Edmontonians say emotional goodbye to the Coliseum
'It's been such an emotional weekend with everybody coming out and telling their stories'
For years, Carol Bailey sat in the same seat while watching the Edmonton Oilers play at Northlands Coliseum.
From her plastic chair, she watched Wayne Gretzky lead her favourite NHL team to Stanley Cup victory after Stanley Cup victory in the late 1980s and early 1990s.
"It's just a whole pile of memories, good times," said Bailey, who took her seat in the building — which used to be known as Rexall Place — for the last time on Sunday.
With the Oilers now playing at Rogers Place (the new arena which took over hosting duties for many of the other major events coming to the city) the Coliseum is set to close at the end of the month.
To offer the public the chance to say a final farewell, Northlands opened up the facility on Sunday, partnering with the Candora Society to host a multicultural round dance.

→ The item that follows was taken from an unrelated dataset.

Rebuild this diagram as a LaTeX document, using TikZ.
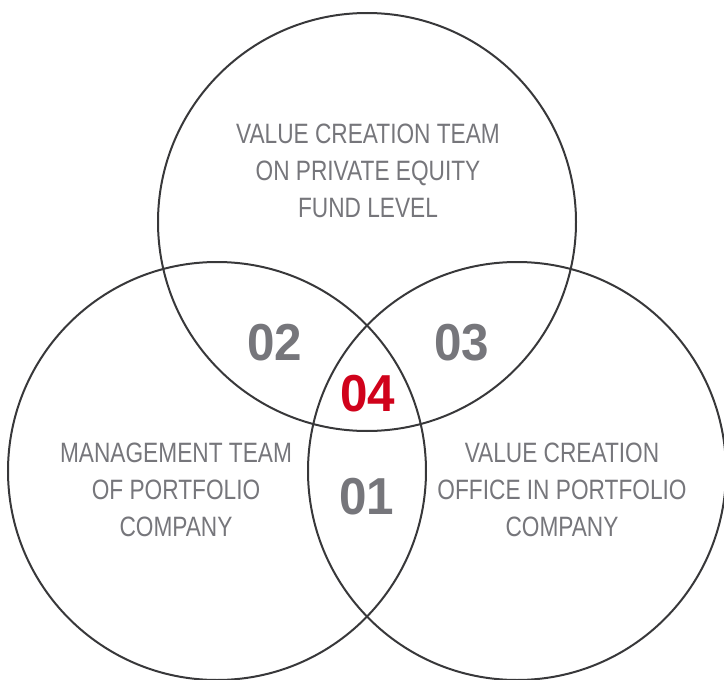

Tim Reid, the president and CEO of Northlands, which operated the venue, said its "the perfect way to end things."
Saying goodbye is tough, but engaging in cultural and spiritual reflection is fitting, he said.
"It's been such an emotional weekend with everybody coming out and telling their stories and sitting in their old seats and telling me their favourite memories of the building," Reid said.
The Coliseum was built in 1974 as the Oilers' home rink. Over the years, it has hosted other major events, including concerts and rodeo shows.
Once the building and surrounding land revert back to the city, the 44-year-old Coliseum could be demolished.
Mayor Don Iveson has previously told reporters the Coliseum could be saved if there was interest from a private investor to revitalize the building. Otherwise, keeping the building open is not "the economically viable option," Iveson said.